Which lines below hold the word "with"? Report each one.

— Begin THE INPUT —

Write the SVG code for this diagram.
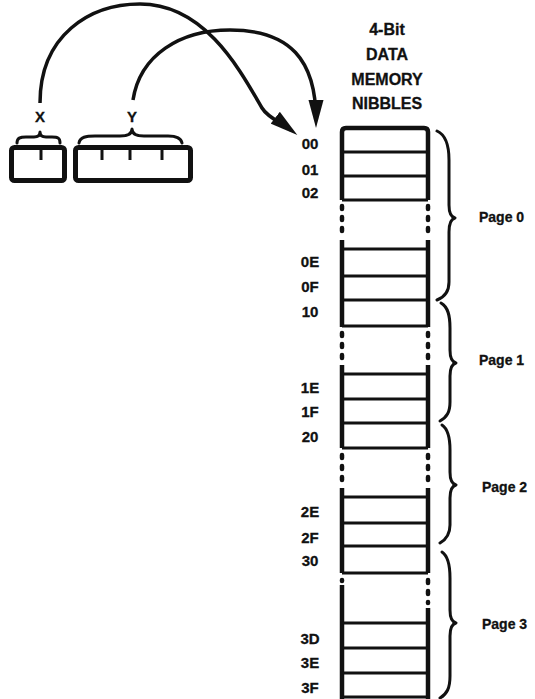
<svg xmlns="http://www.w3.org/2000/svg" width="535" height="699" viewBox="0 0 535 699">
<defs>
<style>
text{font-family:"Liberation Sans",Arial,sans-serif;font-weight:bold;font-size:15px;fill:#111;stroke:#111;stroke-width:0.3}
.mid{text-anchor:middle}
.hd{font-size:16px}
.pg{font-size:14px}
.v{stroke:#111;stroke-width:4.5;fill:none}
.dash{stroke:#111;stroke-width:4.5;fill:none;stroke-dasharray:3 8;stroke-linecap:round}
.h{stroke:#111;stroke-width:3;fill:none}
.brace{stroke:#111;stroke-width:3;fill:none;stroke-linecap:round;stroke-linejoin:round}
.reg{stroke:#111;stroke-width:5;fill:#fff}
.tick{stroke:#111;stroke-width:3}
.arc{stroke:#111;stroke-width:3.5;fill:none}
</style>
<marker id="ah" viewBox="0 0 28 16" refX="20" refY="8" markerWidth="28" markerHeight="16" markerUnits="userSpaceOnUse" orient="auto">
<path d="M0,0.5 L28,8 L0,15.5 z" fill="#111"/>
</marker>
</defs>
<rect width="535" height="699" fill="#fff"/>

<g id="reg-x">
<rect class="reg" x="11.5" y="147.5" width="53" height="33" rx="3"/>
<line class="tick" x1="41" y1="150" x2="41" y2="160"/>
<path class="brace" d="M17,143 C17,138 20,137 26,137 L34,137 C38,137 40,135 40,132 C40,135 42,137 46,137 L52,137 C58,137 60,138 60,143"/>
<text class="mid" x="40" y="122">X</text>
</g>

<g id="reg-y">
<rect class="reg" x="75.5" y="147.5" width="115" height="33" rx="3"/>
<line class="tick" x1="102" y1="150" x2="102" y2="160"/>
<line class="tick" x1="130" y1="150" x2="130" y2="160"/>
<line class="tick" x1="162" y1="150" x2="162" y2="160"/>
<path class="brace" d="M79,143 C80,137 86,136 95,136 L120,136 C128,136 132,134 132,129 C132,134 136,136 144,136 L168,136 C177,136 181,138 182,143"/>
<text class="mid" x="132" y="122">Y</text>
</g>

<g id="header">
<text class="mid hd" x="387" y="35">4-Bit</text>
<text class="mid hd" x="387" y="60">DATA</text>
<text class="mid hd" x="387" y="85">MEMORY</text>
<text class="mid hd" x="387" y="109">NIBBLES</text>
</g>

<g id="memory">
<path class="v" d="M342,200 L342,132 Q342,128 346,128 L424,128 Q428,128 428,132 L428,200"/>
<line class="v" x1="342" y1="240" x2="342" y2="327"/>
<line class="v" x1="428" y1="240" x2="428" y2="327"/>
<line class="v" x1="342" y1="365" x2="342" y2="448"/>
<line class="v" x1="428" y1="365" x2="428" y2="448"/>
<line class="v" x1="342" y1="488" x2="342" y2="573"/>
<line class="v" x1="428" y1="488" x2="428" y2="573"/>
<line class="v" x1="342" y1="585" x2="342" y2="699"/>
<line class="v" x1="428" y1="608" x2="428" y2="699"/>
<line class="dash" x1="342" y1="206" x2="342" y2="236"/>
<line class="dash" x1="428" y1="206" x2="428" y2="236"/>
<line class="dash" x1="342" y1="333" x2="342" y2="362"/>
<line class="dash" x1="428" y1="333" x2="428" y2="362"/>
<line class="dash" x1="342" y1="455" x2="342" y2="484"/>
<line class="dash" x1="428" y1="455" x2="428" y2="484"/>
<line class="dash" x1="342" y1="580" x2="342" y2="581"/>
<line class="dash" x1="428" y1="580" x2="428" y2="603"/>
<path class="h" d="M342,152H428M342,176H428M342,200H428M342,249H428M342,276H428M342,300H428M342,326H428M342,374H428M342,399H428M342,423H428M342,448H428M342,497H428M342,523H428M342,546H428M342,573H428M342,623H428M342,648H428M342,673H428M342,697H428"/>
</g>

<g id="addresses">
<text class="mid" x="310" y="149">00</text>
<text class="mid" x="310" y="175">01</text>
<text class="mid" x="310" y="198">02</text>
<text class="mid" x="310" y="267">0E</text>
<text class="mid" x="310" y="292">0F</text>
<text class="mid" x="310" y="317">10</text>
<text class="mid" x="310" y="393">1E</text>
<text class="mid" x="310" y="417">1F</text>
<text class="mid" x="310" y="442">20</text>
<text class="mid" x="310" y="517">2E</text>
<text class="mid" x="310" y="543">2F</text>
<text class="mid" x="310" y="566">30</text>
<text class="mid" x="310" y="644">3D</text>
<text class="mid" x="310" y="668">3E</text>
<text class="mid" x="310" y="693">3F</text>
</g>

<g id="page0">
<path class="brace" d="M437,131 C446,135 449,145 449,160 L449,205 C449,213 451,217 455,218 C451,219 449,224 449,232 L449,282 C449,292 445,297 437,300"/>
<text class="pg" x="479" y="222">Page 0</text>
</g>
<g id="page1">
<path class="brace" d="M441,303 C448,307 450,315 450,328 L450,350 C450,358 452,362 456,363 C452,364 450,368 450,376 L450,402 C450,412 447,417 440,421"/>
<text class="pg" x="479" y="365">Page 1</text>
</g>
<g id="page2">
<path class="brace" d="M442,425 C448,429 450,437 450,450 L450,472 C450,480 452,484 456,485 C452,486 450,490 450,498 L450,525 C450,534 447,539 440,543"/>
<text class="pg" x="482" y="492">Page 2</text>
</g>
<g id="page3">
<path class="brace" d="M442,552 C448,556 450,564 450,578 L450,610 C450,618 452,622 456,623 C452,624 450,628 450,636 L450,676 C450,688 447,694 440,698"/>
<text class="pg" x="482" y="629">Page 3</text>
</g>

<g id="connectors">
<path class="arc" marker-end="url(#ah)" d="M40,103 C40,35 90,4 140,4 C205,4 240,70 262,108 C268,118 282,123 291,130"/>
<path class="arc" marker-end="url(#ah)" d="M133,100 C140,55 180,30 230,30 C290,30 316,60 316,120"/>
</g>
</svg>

— End THE INPUT —
— Begin THE INPUT —

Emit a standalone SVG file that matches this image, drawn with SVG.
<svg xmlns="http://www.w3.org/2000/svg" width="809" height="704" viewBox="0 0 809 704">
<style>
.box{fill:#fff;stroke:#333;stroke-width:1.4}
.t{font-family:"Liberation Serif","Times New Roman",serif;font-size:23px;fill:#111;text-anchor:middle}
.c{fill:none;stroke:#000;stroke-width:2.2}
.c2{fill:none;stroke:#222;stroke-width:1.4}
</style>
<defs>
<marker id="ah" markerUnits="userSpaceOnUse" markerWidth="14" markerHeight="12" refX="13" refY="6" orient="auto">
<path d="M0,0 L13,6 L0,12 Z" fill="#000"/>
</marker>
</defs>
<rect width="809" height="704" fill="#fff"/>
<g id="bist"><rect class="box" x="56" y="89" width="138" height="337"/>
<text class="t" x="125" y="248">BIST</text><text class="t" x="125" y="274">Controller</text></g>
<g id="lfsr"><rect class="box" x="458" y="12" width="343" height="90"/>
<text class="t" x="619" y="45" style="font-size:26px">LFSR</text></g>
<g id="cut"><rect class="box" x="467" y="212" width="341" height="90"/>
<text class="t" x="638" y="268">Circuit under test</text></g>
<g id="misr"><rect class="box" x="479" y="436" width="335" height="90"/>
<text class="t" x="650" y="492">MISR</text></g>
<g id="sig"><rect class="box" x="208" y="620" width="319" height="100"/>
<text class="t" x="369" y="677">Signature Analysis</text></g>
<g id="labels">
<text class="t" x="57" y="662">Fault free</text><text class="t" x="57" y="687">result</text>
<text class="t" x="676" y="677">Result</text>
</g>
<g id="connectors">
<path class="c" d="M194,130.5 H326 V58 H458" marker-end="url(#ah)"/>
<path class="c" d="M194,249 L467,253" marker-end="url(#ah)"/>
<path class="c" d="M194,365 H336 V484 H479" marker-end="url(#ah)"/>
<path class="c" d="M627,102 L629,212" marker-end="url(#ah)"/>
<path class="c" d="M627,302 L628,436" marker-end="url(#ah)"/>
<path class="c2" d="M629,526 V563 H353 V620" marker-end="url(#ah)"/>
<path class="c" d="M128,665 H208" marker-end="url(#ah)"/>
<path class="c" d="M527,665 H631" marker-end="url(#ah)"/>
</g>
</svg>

— End THE INPUT —
— Begin THE INPUT —

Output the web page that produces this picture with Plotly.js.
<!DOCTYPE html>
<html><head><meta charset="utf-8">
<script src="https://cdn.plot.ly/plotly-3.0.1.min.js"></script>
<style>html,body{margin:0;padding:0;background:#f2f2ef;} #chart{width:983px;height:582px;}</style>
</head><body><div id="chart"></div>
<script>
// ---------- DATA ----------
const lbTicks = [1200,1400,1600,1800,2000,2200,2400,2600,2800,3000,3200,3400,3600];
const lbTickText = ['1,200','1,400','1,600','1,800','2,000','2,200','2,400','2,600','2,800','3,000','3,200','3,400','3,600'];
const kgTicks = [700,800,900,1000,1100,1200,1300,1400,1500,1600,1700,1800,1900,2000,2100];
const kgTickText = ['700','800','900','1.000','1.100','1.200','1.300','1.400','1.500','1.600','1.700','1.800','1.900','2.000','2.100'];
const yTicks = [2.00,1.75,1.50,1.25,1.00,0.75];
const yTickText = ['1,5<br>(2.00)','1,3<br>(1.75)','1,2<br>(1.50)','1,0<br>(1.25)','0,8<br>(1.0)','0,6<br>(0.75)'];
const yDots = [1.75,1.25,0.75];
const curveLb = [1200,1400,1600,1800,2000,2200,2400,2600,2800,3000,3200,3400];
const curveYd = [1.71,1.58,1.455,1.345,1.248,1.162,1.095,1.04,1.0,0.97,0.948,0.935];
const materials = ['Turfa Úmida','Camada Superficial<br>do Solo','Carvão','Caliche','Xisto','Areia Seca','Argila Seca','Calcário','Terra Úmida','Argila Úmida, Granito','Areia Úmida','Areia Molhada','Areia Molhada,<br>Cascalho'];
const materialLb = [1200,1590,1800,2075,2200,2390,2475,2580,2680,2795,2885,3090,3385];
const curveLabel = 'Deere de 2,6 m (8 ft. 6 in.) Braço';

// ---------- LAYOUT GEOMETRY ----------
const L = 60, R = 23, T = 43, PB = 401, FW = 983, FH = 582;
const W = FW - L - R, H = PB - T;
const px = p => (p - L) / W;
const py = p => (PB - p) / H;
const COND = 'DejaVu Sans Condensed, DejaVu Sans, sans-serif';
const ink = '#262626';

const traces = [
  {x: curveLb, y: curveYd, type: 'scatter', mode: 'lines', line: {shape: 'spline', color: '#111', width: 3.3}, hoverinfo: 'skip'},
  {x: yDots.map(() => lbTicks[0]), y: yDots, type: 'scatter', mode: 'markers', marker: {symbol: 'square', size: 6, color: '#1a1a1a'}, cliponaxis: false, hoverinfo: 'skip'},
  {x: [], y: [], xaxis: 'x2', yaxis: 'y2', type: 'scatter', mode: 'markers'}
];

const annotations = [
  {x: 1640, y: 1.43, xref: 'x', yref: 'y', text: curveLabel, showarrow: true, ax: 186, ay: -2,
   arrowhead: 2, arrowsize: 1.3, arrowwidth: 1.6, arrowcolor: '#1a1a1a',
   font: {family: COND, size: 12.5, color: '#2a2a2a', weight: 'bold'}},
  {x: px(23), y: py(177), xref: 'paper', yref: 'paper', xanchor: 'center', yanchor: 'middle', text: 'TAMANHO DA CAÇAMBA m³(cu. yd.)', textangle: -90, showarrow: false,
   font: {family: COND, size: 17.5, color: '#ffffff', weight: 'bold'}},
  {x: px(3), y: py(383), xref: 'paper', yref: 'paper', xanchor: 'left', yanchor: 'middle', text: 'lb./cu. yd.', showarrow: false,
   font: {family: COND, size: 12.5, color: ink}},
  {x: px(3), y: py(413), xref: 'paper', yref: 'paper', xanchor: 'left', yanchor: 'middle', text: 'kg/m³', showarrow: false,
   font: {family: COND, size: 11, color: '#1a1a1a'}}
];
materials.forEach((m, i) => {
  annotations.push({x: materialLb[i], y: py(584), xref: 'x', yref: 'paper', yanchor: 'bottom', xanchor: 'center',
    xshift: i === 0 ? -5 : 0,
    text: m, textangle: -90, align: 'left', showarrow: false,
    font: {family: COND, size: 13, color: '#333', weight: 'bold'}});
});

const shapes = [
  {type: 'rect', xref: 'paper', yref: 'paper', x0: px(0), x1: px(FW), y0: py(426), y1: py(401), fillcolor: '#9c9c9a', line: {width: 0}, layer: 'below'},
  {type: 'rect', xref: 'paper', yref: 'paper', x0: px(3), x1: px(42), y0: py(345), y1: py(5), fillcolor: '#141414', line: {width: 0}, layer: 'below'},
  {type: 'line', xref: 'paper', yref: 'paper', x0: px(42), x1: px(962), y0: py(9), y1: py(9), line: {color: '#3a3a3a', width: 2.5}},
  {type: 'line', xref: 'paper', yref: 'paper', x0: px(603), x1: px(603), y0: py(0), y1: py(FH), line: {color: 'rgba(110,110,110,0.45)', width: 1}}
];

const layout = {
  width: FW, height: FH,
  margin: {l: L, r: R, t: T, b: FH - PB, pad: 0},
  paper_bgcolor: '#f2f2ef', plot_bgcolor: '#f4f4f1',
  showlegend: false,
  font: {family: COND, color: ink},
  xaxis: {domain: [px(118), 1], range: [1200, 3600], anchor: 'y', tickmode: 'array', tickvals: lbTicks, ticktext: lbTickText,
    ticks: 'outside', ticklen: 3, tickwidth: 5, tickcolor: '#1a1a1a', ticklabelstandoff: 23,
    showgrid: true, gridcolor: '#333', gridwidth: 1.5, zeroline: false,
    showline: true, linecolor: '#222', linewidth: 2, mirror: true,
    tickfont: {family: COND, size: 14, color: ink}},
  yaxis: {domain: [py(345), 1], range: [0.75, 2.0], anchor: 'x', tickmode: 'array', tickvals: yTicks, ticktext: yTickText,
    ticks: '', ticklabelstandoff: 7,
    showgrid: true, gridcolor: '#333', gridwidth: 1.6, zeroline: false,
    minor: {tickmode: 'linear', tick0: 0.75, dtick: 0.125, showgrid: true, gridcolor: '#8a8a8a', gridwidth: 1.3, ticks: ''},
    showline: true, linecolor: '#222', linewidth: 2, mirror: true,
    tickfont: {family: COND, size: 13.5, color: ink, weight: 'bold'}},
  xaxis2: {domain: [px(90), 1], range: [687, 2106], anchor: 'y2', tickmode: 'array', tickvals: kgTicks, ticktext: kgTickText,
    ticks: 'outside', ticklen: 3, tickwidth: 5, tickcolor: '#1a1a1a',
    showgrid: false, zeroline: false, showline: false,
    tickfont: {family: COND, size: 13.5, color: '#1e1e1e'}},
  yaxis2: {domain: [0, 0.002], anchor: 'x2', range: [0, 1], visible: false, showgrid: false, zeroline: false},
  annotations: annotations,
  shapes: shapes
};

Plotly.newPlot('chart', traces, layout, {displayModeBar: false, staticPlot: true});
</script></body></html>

— End THE INPUT —

EXERCISE ANSWER:
Emit a standalone SVG file that matches this image, drawn with SVG.
Output the web page that produces this picture with Plotly.js.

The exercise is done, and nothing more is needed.